North Korea has invited the International Atomic Energy Agency (IAEA) to return, three years after expelling its nuclear monitors, the agency said. The US said such a move would be welcome but remained critical of the North's missile test plans.
Without disclosing the North's terms, IAEA spokeswoman Gill Tudor said on Monday that it received the invitation on Friday. That was the same day that Pyongyang announced it plans to test a missile by launching a satellite, a move that Washington has suggested could jeopardize a nuclear moratorium deal reached with the United States last month.
IAEA's announcement of the overture from the North came just hours after Ri Yong Ho, a senior North Korean nuclear negotiator, said Pyongyang was sending invitations to agency inspectors as part of implementing the moratorium agreement.
US State Department spokeswoman Victoria Nuland said Washington had not been told of a formal invitation to the IAEA from the North—but said such a move would be positive, while repeating America's reservations about the planned satellite launch.
“Obviously there's benefit for any access that the IAEA can get,” Nuland told reporters. “But it doesn't change the fact that we would consider a satellite launch a violation not only of their UN obligations but of the commitments they made to us.”
Now in doubt, the deal foresaw hundreds of tons of US food aid to the impoverished North in exchange for a moratorium on missile and nuclear tests, as well as suspending nuclear work at its Yongbyon reactor.
The deal also opened the way for IAEA inspections of the North's nuclear program, which has gone unmonitored since the country asked agency experts at the reactor to leave and restarted its atomic activities three years ago.
The agency did not detail the terms of the invitation to visit North Korea, including whether they would involve an in-country discussion of what IAEA experts could do at nuclear sites, or whether they outlined what the UN nuclear monitors would do at the sites.

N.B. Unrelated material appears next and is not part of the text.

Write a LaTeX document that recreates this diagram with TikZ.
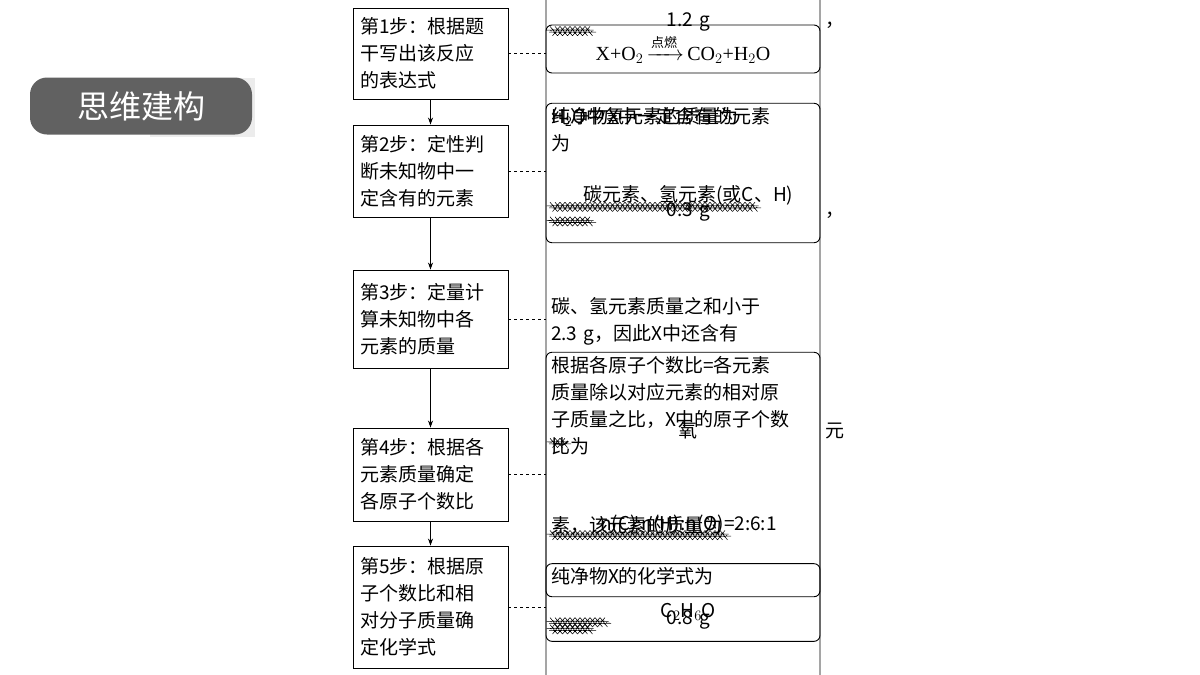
\documentclass[tikz,border=0pt]{standalone}
\usepackage{fontspec}
\usepackage{amsmath}
\setmainfont{Liberation Serif}
\newfontfamily\cjk{Noto Sans CJK SC}
\usetikzlibrary{arrows.meta}
\newsavebox\wb
\newlength\wl
\newcommand{\W}[1]{\sbox\wb{#1}\wl=\wd\wb\pgfmathtruncatemacro\nw{\wl/5}\tikz[x=1pt,y=1pt,baseline=0pt]{\node[anchor=base west,inner sep=0pt] (w) at (0,0) {\usebox\wb};\draw[line width=0.5pt,solid] (0,-5) \foreach \k in {1,...,\nw}{ sin ++(1.25,1) cos ++(1.25,-1) sin ++(1.25,-1) cos ++(1.25,1)};}}
\begin{document}
\begin{tikzpicture}[x=1pt,y=-1pt,
  lbox/.style={draw,line width=0.9pt,minimum width=155pt,text width=141pt,align=left,inner sep=5pt,font=\cjk\fontsize{19}{27}\selectfont},
  rbox/.style={draw,line width=0.9pt,rounded corners=6pt,minimum width=274pt,text width=264pt,align=left,inner sep=4pt,font=\cjk\fontsize{19}{27}\selectfont},
  arr/.style={-{Stealth[length=7pt,width=5pt]},line width=0.8pt},
  dsh/.style={dashed,line width=0.7pt}]
\useasboundingbox (0,0) rectangle (1200,675);
\fill[white] (0,0) rectangle (1200,675);
\fill[gray!15] (150,78) rectangle (255,137);
\node[fill=black!62,rounded corners=17pt,minimum width=222pt,minimum height=57pt,text=white,font=\cjk\fontsize{32}{36}\selectfont] (t) at (141,106) {思维建构};
\node[lbox,minimum height=91pt] (l1) at (430.5,53.5) {第1步：根据题\\干写出该反应\\的表达式};
\node[lbox,minimum height=92pt] (l2) at (430.5,171) {第2步：定性判\\断未知物中一\\定含有的元素};
\node[lbox,minimum height=98pt] (l3) at (430.5,319) {第3步：定量计\\算未知物中各\\元素的质量};
\node[lbox,minimum height=93pt] (l4) at (430.5,474.5) {第4步：根据各\\元素质量确定\\各原子个数比};
\node[lbox,minimum height=122pt] (l5) at (430.5,607) {第5步：根据原\\子个数比和相\\对分子质量确\\定化学式};
\node[rbox,minimum height=48pt,align=center,font=\rmfamily\fontsize{20}{24}\selectfont] (r1) at (683,49) {X+O$_2$\,$\xrightarrow{\raisebox{2pt}{\cjk\fontsize{13}{13}\selectfont 点燃}}$\,CO$_2$+H$_2$O};
\node[rbox,minimum height=86pt] (r2) at (683,173) {纯净物X中一定含有的元素\\为 \W{碳元素、氢元素(或C、H)}};
\node[rbox,minimum height=169pt] (r3) at (683,310.5) {CO$_2$中碳元素的质量为 \W{1.2 g}，\\H$_2$O中氢元素的质量为 \W{0.3 g}，\\碳、氢元素质量之和小于\\2.3 g，因此X中还含有 \W{氧}元\\素，该元素的质量为 \W{0.8 g}};
\node[rbox,minimum height=137pt] (r4) at (683,474.5) {根据各原子个数比=各元素\\质量除以对应元素的相对原\\子质量之比，X中的原子个数\\比为 \W{\textit{n}(C):\textit{n}(H):\textit{n}(O)=2:6:1}};
\node[rbox,minimum height=51pt] (r5) at (683,602.5) {纯净物X的化学式为 \W{C$_2$H$_6$O}};
\draw[arr] (l1) -- (l2);
\draw[arr] (l2) -- (l3);
\draw[arr] (l3) -- (l4);
\draw[arr] (l4) -- (l5);
\foreach \i in {1,...,5}{\draw[dsh] (l\i.east) -- (l\i.east -| r\i.west);}
\end{tikzpicture}
\end{document}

“Nothing has been decided yet,” said Tudor, the IAEA spokeswoman, in an email to news organizations. “We will discuss with the DPRK and other parties concerned for the details of the visit,” she said, using the acronym for the North's formal name, the Democratic People's Republic of Korea.
North Korea is under tough UN sanctions that were tightened in 2009 when it conducted its second nuclear test and launched a long-range rocket. In late 2010, Pyongyang unveiled a uranium enrichment facility that could give North Korea a second route to manufacture nuclear weapons in addition to a plutonium-based program at its reactor.
Despite concerns from China, its chief ally, Ri, the senior North Korean nuclear negotiator, reiterated that his country views the planned launch as legitimate after holding talks on Monday with his counterpart in Beijing. He said the launch of the satellite is separate from recent talks with the United States and North Korea over food aid.
“The launching of the satellite is part to our right to develop space programs,” Ri said, warning the North would respond to any threats on its sovereignty.
“Regarding the peaceful purpose of the satellite launching, if others are practicing double standards or inappropriately interfere with our sovereign rights, we will be forced to react to it. But we will try our best for these things not to happen,” he said.
The US, Japan, Britain and others have urged North Korea to cancel the launch, calling it a threat to diplomatic efforts and warning that it would violate a UN ban on nuclear and missile activity because the same rocket technology can be used for long-range missiles.
South Korea's presidential office called the launch a provocation that is aimed at developing a long-distance method to deliver nuclear weapons, Yonhap news agency reported.
China, North Korea's main political and economic ally, expressed rare concern on Saturday about the planned launch and called on all parties to exercise restraint.